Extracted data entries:
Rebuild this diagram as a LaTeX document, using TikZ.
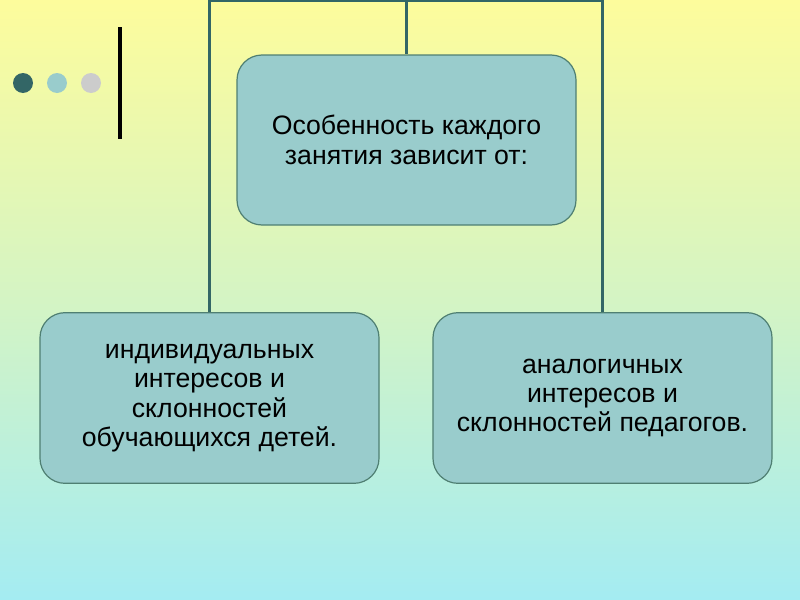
\documentclass[tikz,border=0pt]{standalone}
\usepackage{fontspec}
\setmainfont{Liberation Sans}
\definecolor{bgtop}{HTML}{FDFC9C}
\definecolor{bgmid}{HTML}{D4F4C4}
\definecolor{bgbot}{HTML}{A4ECF2}
\definecolor{boxfill}{HTML}{99CCCC}
\definecolor{boxline}{HTML}{4F7F72}
\definecolor{conn}{HTML}{336666}
\definecolor{dotA}{HTML}{336666}
\definecolor{dotB}{HTML}{99CCCC}
\definecolor{dotC}{HTML}{CCCCCC}
\tikzset{
  card/.style={draw=boxline, line width=0.9pt, fill=boxfill, rounded corners=18.75pt,
    minimum width=254.25pt, minimum height=128pt, align=center, text=black,
    font=\fontsize{20pt}{22pt}\selectfont, inner sep=0pt},
  link/.style={draw=conn, line width=1.6pt},
  dot/.style={circle, inner sep=0pt, minimum size=15pt}
}
\begin{document}
\begin{tikzpicture}[x=0.75pt, y=-0.75pt]
\shade[top color=bgtop, bottom color=bgbot, middle color=bgmid] (0,0) rectangle (800,600);
\useasboundingbox (0,0) rectangle (800,600);
\node[dot, fill=dotA] (d1) at (23,83) {};
\node[dot, fill=dotB] (d2) at (57,83) {};
\node[dot, fill=dotC] (d3) at (91,83) {};
\coordinate (b1) at (120,27);
\coordinate (b2) at (120,139);
\draw[line width=3pt, black] (b1) -- (b2);
\node[card, minimum height=127.5pt] (T) at (406.5,140) {Особенность каждого\\занятия зависит от:};
\node[card] (L) at (209.5,398) {индивидуальных\\интересов и\\склонностей\\обучающихся детей.};
\node[card] (R) at (602.5,398) {аналогичных\\интересов и\\склонностей педагогов.};
\coordinate (top) at (406.5,1);
\draw[link] (L.north) |- (top) -| (R.north);
\draw[link] (top) -- (T.north);
\end{tikzpicture}
\end{document}
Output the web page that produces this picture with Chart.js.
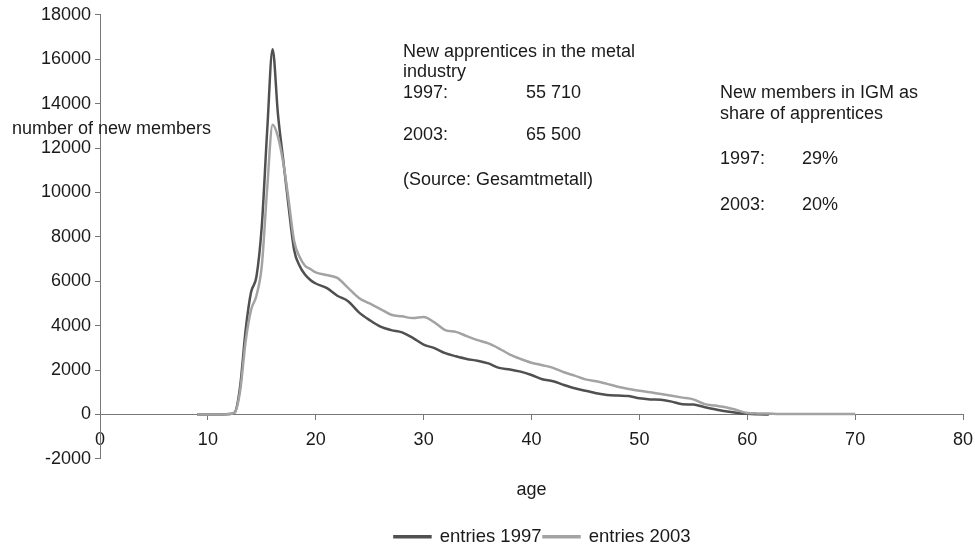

_EXERCISE INSTRUCTIONS_
Print each record exactly as it stands, leaving the images out.

_FINAL RESULT_
Rebuild this diagram as a LaTeX document, using TikZ.
\documentclass[tikz,border=0pt]{standalone}
\usepackage{fontspec}
\setmainfont{Liberation Sans}
\definecolor{bgtop}{HTML}{FDFC9C}
\definecolor{bgmid}{HTML}{D4F4C4}
\definecolor{bgbot}{HTML}{A4ECF2}
\definecolor{boxfill}{HTML}{99CCCC}
\definecolor{boxline}{HTML}{4F7F72}
\definecolor{conn}{HTML}{336666}
\definecolor{dotA}{HTML}{336666}
\definecolor{dotB}{HTML}{99CCCC}
\definecolor{dotC}{HTML}{CCCCCC}
\tikzset{
  card/.style={draw=boxline, line width=0.9pt, fill=boxfill, rounded corners=18.75pt,
    minimum width=254.25pt, minimum height=128pt, align=center, text=black,
    font=\fontsize{20pt}{22pt}\selectfont, inner sep=0pt},
  link/.style={draw=conn, line width=1.6pt},
  dot/.style={circle, inner sep=0pt, minimum size=15pt}
}
\begin{document}
\begin{tikzpicture}[x=0.75pt, y=-0.75pt]
\shade[top color=bgtop, bottom color=bgbot, middle color=bgmid] (0,0) rectangle (800,600);
\useasboundingbox (0,0) rectangle (800,600);
\node[dot, fill=dotA] (d1) at (23,83) {};
\node[dot, fill=dotB] (d2) at (57,83) {};
\node[dot, fill=dotC] (d3) at (91,83) {};
\coordinate (b1) at (120,27);
\coordinate (b2) at (120,139);
\draw[line width=3pt, black] (b1) -- (b2);
\node[card, minimum height=127.5pt] (T) at (406.5,140) {Особенность каждого\\занятия зависит от:};
\node[card] (L) at (209.5,398) {индивидуальных\\интересов и\\склонностей\\обучающихся детей.};
\node[card] (R) at (602.5,398) {аналогичных\\интересов и\\склонностей педагогов.};
\coordinate (top) at (406.5,1);
\draw[link] (L.north) |- (top) -| (R.north);
\draw[link] (top) -- (T.north);
\end{tikzpicture}
\end{document}
Output the web page that produces this picture with Chart.js.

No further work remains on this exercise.